1. Progress feels too slow compared to effort
One of the biggest triggers is the gap between effort and visible results.
You can be making consistent extra payments, cutting spending, and still only see small changes in the total balance. That disconnect creates frustration.
When effort feels high but progress feels invisible, people naturally start pulling back. Not because they’ve given up but because the system feels unrewarding.
2. Life doesn’t pause for debt repayment
Aggressive repayment plans assume stability. Real life doesn’t cooperate.
Unexpected expenses, family needs, income changes, and inflation all compete with repayment goals. Over time, people start choosing flexibility over discipline just to keep life manageable.
Once that shift happens a few times, aggressive repayment stops feeling realistic and starts feeling optional.
3. Burnout from constant restriction
Debt payoff strategies often require sustained lifestyle limits: less spending, fewer experiences, tighter budgets.
That works for a while but long term restriction creates psychological pressure. People start feeling like they are “only paying bills and surviving.”
Eventually many ease up just to regain a sense of normal living even if it slows debt progress.
4. No visible finish line
Debt fatigue gets worse when there’s no clear endpoint.
A balance alone doesn’t feel like progress unless it’s paired with structure or milestones. Without that the payoff journey feels endless and endurance naturally drops.
This is where many people shift from aggressive payoff to minimum payments or partial strategies.
5. Emotional replacement spending
Another quiet factor is emotional compensation.
After periods of strict repayment, some people start spending again just to balance out the feeling of restriction. It’s not always reckless spending but it interrupts momentum.
Once that cycle repeats, debt payoff becomes inconsistent instead of structured.

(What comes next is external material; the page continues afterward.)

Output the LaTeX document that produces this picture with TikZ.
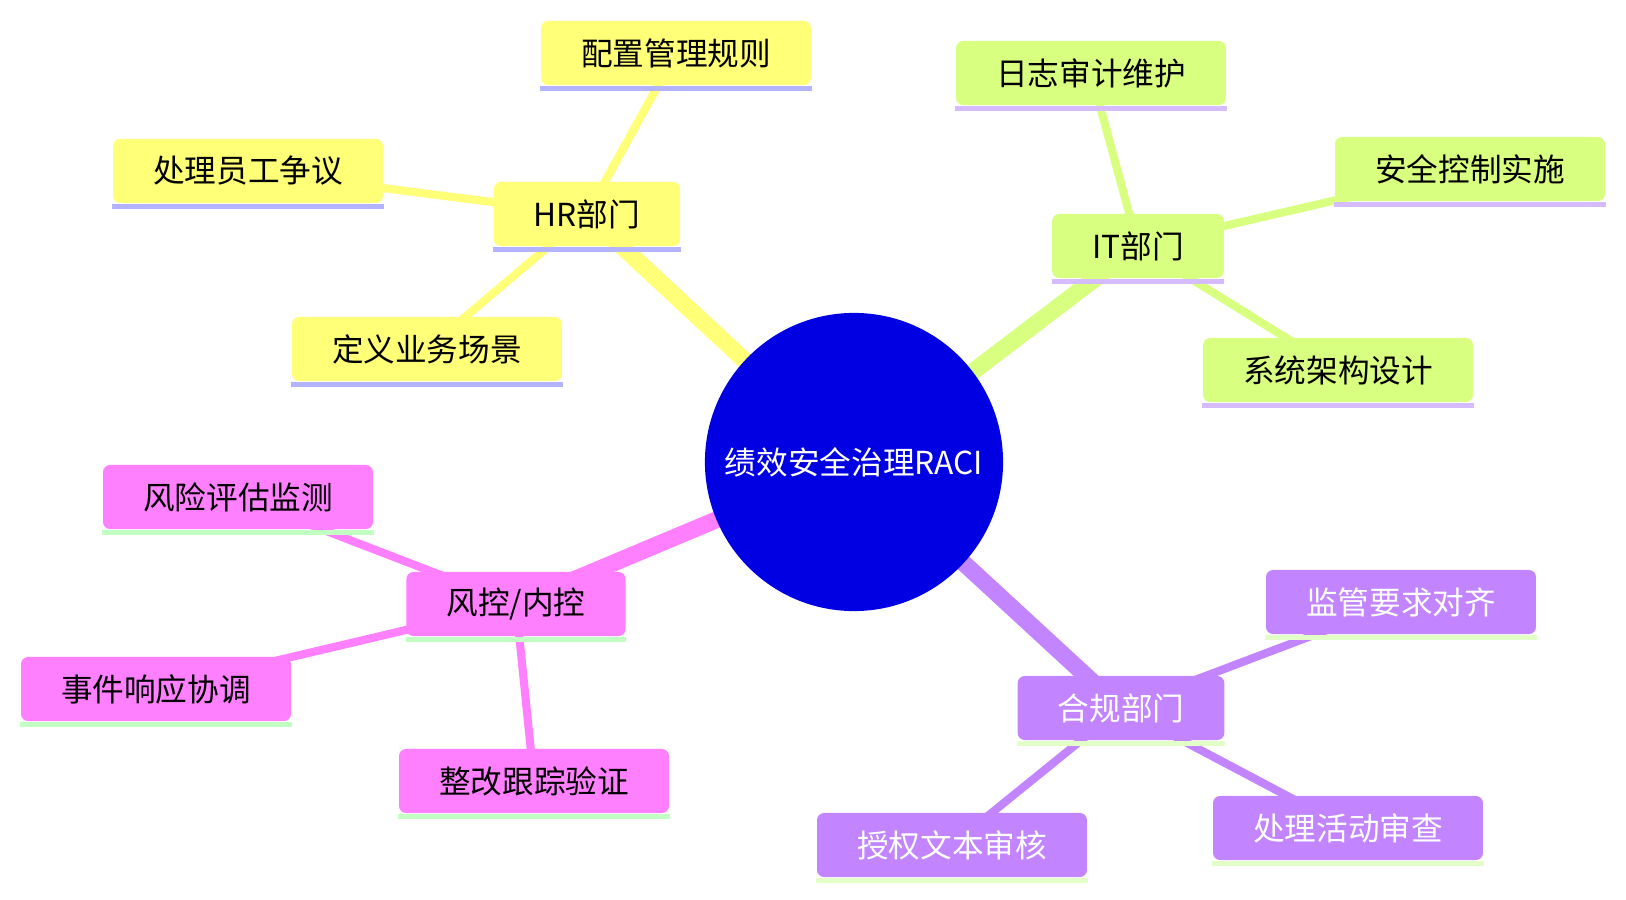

6. Loss of urgency over time
Urgency is usually highest when debt first feels overwhelming. But as people adapt that urgency fades.
Even if the debt hasn’t improved much, the emotional pressure reduces. When urgency drops, aggressive repayment often drops with it.
This is why many people plateau in the middle of their repayment journey.
The bigger picture
Debt fatigue doesn’t mean people are careless or undisciplined. It usually means the strategy wasn’t built to last emotionally even if it made sense mathematically.
Sustainable repayment isn’t just about paying faster. It’s about building a pace you can actually maintain without burning out halfway through.
In many cases, the real challenge isn’t finding the best payoff strategy. It’s finding one that survives real life long enough to actually work.